What needs to be done — Output the material beneath this task exactly, images excluded.
◆ ◆ ◆ ◆
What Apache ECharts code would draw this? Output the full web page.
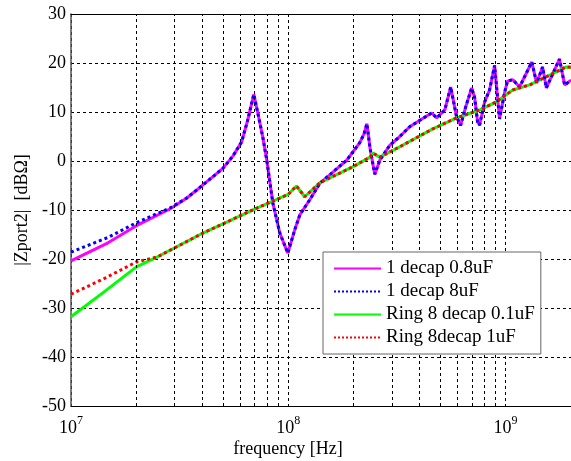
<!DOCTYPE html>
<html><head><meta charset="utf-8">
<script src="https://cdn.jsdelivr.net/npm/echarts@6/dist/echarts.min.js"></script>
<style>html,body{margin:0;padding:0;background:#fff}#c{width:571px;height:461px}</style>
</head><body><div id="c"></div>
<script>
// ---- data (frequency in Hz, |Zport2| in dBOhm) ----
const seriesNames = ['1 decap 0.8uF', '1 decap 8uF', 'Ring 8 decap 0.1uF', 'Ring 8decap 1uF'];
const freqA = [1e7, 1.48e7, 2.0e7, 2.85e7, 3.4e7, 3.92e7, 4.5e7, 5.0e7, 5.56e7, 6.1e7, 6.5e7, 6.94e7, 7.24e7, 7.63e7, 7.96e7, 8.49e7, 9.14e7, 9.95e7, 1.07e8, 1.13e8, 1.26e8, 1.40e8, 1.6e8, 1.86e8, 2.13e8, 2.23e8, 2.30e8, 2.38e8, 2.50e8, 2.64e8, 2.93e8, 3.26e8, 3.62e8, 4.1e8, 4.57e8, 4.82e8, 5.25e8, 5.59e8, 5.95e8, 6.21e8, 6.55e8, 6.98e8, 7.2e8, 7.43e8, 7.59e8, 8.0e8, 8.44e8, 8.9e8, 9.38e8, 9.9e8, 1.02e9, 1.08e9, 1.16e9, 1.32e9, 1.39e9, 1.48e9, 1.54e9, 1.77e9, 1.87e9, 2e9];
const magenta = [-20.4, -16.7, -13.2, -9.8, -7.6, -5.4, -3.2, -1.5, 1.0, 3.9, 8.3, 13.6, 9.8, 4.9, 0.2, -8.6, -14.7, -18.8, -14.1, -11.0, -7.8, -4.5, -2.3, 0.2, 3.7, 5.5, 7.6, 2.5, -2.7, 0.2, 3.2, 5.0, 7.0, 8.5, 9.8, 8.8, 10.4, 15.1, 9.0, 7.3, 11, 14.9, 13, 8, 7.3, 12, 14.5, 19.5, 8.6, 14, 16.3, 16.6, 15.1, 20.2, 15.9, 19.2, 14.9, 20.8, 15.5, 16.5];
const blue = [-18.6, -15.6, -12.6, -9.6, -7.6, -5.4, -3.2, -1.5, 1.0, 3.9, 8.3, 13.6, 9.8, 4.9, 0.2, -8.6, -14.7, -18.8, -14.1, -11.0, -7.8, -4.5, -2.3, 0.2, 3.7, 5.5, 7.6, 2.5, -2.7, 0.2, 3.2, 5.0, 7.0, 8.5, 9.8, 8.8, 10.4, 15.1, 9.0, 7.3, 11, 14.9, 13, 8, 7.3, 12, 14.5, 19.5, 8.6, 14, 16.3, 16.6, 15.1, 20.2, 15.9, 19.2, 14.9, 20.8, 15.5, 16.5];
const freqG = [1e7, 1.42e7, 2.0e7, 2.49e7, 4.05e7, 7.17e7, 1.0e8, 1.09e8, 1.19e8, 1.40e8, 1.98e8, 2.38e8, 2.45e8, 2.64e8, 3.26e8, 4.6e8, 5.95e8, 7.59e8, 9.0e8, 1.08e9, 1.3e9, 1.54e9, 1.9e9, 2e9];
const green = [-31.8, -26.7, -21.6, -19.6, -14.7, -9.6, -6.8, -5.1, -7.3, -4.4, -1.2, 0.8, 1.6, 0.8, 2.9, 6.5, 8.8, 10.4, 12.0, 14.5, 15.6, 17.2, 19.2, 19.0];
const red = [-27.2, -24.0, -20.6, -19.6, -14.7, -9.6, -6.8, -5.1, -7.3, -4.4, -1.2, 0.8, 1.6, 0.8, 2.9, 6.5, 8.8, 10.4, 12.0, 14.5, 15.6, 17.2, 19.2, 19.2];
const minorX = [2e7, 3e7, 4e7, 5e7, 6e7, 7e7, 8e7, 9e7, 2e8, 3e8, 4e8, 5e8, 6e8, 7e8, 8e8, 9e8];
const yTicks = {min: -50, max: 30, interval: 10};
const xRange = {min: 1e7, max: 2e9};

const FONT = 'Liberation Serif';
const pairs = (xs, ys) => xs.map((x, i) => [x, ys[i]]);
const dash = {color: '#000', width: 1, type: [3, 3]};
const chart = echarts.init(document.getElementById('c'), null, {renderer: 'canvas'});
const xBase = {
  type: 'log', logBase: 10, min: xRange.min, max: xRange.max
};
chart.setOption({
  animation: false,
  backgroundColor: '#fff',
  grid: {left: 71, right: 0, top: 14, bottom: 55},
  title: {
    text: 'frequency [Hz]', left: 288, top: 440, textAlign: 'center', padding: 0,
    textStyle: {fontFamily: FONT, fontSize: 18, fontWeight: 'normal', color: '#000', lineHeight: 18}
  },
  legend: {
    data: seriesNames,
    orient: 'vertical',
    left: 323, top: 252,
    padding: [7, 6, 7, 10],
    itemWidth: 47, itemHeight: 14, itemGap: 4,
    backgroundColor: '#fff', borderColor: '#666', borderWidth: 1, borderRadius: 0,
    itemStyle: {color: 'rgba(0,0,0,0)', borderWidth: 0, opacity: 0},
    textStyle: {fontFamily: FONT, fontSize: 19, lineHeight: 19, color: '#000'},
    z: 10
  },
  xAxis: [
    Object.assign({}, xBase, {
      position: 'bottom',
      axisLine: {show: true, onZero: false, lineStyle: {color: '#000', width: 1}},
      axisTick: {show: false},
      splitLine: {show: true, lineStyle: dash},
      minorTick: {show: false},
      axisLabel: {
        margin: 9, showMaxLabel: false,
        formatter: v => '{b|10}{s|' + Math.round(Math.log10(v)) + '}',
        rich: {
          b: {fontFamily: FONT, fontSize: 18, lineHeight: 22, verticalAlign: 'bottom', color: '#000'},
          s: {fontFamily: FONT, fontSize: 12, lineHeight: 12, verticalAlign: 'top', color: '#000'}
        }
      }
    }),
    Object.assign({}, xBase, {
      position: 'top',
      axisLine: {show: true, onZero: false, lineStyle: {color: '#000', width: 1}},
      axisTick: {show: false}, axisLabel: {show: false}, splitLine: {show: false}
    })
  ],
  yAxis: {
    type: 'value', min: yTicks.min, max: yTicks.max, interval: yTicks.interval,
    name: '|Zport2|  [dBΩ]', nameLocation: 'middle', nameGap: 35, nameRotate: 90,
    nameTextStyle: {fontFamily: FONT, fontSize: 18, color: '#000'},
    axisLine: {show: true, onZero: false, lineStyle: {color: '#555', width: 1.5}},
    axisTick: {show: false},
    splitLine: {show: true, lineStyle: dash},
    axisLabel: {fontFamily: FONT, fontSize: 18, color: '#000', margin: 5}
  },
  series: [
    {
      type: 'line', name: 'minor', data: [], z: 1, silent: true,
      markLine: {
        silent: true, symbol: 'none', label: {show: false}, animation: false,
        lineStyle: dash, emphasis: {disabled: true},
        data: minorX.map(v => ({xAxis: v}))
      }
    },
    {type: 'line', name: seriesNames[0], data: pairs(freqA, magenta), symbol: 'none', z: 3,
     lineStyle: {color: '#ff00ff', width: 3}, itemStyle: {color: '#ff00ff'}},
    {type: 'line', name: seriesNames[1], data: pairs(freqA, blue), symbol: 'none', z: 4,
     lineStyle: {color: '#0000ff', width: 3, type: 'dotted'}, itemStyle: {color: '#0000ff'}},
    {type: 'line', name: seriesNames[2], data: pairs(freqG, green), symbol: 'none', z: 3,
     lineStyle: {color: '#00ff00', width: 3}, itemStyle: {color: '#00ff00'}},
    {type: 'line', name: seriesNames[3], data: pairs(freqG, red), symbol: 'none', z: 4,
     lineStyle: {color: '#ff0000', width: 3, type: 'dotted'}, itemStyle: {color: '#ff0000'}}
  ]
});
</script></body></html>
◆ ◆ ◆ ◆
Final result —
What Apache ECharts code would draw this? Output the full web page.
<!DOCTYPE html>
<html><head><meta charset="utf-8">
<script src="https://cdn.jsdelivr.net/npm/echarts@6/dist/echarts.min.js"></script>
<style>html,body{margin:0;padding:0;background:#fff}#c{width:571px;height:461px}</style>
</head><body><div id="c"></div>
<script>
// ---- data (frequency in Hz, |Zport2| in dBOhm) ----
const seriesNames = ['1 decap 0.8uF', '1 decap 8uF', 'Ring 8 decap 0.1uF', 'Ring 8decap 1uF'];
const freqA = [1e7, 1.48e7, 2.0e7, 2.85e7, 3.4e7, 3.92e7, 4.5e7, 5.0e7, 5.56e7, 6.1e7, 6.5e7, 6.94e7, 7.24e7, 7.63e7, 7.96e7, 8.49e7, 9.14e7, 9.95e7, 1.07e8, 1.13e8, 1.26e8, 1.40e8, 1.6e8, 1.86e8, 2.13e8, 2.23e8, 2.30e8, 2.38e8, 2.50e8, 2.64e8, 2.93e8, 3.26e8, 3.62e8, 4.1e8, 4.57e8, 4.82e8, 5.25e8, 5.59e8, 5.95e8, 6.21e8, 6.55e8, 6.98e8, 7.2e8, 7.43e8, 7.59e8, 8.0e8, 8.44e8, 8.9e8, 9.38e8, 9.9e8, 1.02e9, 1.08e9, 1.16e9, 1.32e9, 1.39e9, 1.48e9, 1.54e9, 1.77e9, 1.87e9, 2e9];
const magenta = [-20.4, -16.7, -13.2, -9.8, -7.6, -5.4, -3.2, -1.5, 1.0, 3.9, 8.3, 13.6, 9.8, 4.9, 0.2, -8.6, -14.7, -18.8, -14.1, -11.0, -7.8, -4.5, -2.3, 0.2, 3.7, 5.5, 7.6, 2.5, -2.7, 0.2, 3.2, 5.0, 7.0, 8.5, 9.8, 8.8, 10.4, 15.1, 9.0, 7.3, 11, 14.9, 13, 8, 7.3, 12, 14.5, 19.5, 8.6, 14, 16.3, 16.6, 15.1, 20.2, 15.9, 19.2, 14.9, 20.8, 15.5, 16.5];
const blue = [-18.6, -15.6, -12.6, -9.6, -7.6, -5.4, -3.2, -1.5, 1.0, 3.9, 8.3, 13.6, 9.8, 4.9, 0.2, -8.6, -14.7, -18.8, -14.1, -11.0, -7.8, -4.5, -2.3, 0.2, 3.7, 5.5, 7.6, 2.5, -2.7, 0.2, 3.2, 5.0, 7.0, 8.5, 9.8, 8.8, 10.4, 15.1, 9.0, 7.3, 11, 14.9, 13, 8, 7.3, 12, 14.5, 19.5, 8.6, 14, 16.3, 16.6, 15.1, 20.2, 15.9, 19.2, 14.9, 20.8, 15.5, 16.5];
const freqG = [1e7, 1.42e7, 2.0e7, 2.49e7, 4.05e7, 7.17e7, 1.0e8, 1.09e8, 1.19e8, 1.40e8, 1.98e8, 2.38e8, 2.45e8, 2.64e8, 3.26e8, 4.6e8, 5.95e8, 7.59e8, 9.0e8, 1.08e9, 1.3e9, 1.54e9, 1.9e9, 2e9];
const green = [-31.8, -26.7, -21.6, -19.6, -14.7, -9.6, -6.8, -5.1, -7.3, -4.4, -1.2, 0.8, 1.6, 0.8, 2.9, 6.5, 8.8, 10.4, 12.0, 14.5, 15.6, 17.2, 19.2, 19.0];
const red = [-27.2, -24.0, -20.6, -19.6, -14.7, -9.6, -6.8, -5.1, -7.3, -4.4, -1.2, 0.8, 1.6, 0.8, 2.9, 6.5, 8.8, 10.4, 12.0, 14.5, 15.6, 17.2, 19.2, 19.2];
const minorX = [2e7, 3e7, 4e7, 5e7, 6e7, 7e7, 8e7, 9e7, 2e8, 3e8, 4e8, 5e8, 6e8, 7e8, 8e8, 9e8];
const yTicks = {min: -50, max: 30, interval: 10};
const xRange = {min: 1e7, max: 2e9};

const FONT = 'Liberation Serif';
const pairs = (xs, ys) => xs.map((x, i) => [x, ys[i]]);
const dash = {color: '#000', width: 1, type: [3, 3]};
const chart = echarts.init(document.getElementById('c'), null, {renderer: 'canvas'});
const xBase = {
  type: 'log', logBase: 10, min: xRange.min, max: xRange.max
};
chart.setOption({
  animation: false,
  backgroundColor: '#fff',
  grid: {left: 71, right: 0, top: 14, bottom: 55},
  title: {
    text: 'frequency [Hz]', left: 288, top: 440, textAlign: 'center', padding: 0,
    textStyle: {fontFamily: FONT, fontSize: 18, fontWeight: 'normal', color: '#000', lineHeight: 18}
  },
  legend: {
    data: seriesNames,
    orient: 'vertical',
    left: 323, top: 252,
    padding: [7, 6, 7, 10],
    itemWidth: 47, itemHeight: 14, itemGap: 4,
    backgroundColor: '#fff', borderColor: '#666', borderWidth: 1, borderRadius: 0,
    itemStyle: {color: 'rgba(0,0,0,0)', borderWidth: 0, opacity: 0},
    textStyle: {fontFamily: FONT, fontSize: 19, lineHeight: 19, color: '#000'},
    z: 10
  },
  xAxis: [
    Object.assign({}, xBase, {
      position: 'bottom',
      axisLine: {show: true, onZero: false, lineStyle: {color: '#000', width: 1}},
      axisTick: {show: false},
      splitLine: {show: true, lineStyle: dash},
      minorTick: {show: false},
      axisLabel: {
        margin: 9, showMaxLabel: false,
        formatter: v => '{b|10}{s|' + Math.round(Math.log10(v)) + '}',
        rich: {
          b: {fontFamily: FONT, fontSize: 18, lineHeight: 22, verticalAlign: 'bottom', color: '#000'},
          s: {fontFamily: FONT, fontSize: 12, lineHeight: 12, verticalAlign: 'top', color: '#000'}
        }
      }
    }),
    Object.assign({}, xBase, {
      position: 'top',
      axisLine: {show: true, onZero: false, lineStyle: {color: '#000', width: 1}},
      axisTick: {show: false}, axisLabel: {show: false}, splitLine: {show: false}
    })
  ],
  yAxis: {
    type: 'value', min: yTicks.min, max: yTicks.max, interval: yTicks.interval,
    name: '|Zport2|  [dBΩ]', nameLocation: 'middle', nameGap: 35, nameRotate: 90,
    nameTextStyle: {fontFamily: FONT, fontSize: 18, color: '#000'},
    axisLine: {show: true, onZero: false, lineStyle: {color: '#555', width: 1.5}},
    axisTick: {show: false},
    splitLine: {show: true, lineStyle: dash},
    axisLabel: {fontFamily: FONT, fontSize: 18, color: '#000', margin: 5}
  },
  series: [
    {
      type: 'line', name: 'minor', data: [], z: 1, silent: true,
      markLine: {
        silent: true, symbol: 'none', label: {show: false}, animation: false,
        lineStyle: dash, emphasis: {disabled: true},
        data: minorX.map(v => ({xAxis: v}))
      }
    },
    {type: 'line', name: seriesNames[0], data: pairs(freqA, magenta), symbol: 'none', z: 3,
     lineStyle: {color: '#ff00ff', width: 3}, itemStyle: {color: '#ff00ff'}},
    {type: 'line', name: seriesNames[1], data: pairs(freqA, blue), symbol: 'none', z: 4,
     lineStyle: {color: '#0000ff', width: 3, type: 'dotted'}, itemStyle: {color: '#0000ff'}},
    {type: 'line', name: seriesNames[2], data: pairs(freqG, green), symbol: 'none', z: 3,
     lineStyle: {color: '#00ff00', width: 3}, itemStyle: {color: '#00ff00'}},
    {type: 'line', name: seriesNames[3], data: pairs(freqG, red), symbol: 'none', z: 4,
     lineStyle: {color: '#ff0000', width: 3, type: 'dotted'}, itemStyle: {color: '#ff0000'}}
  ]
});
</script></body></html>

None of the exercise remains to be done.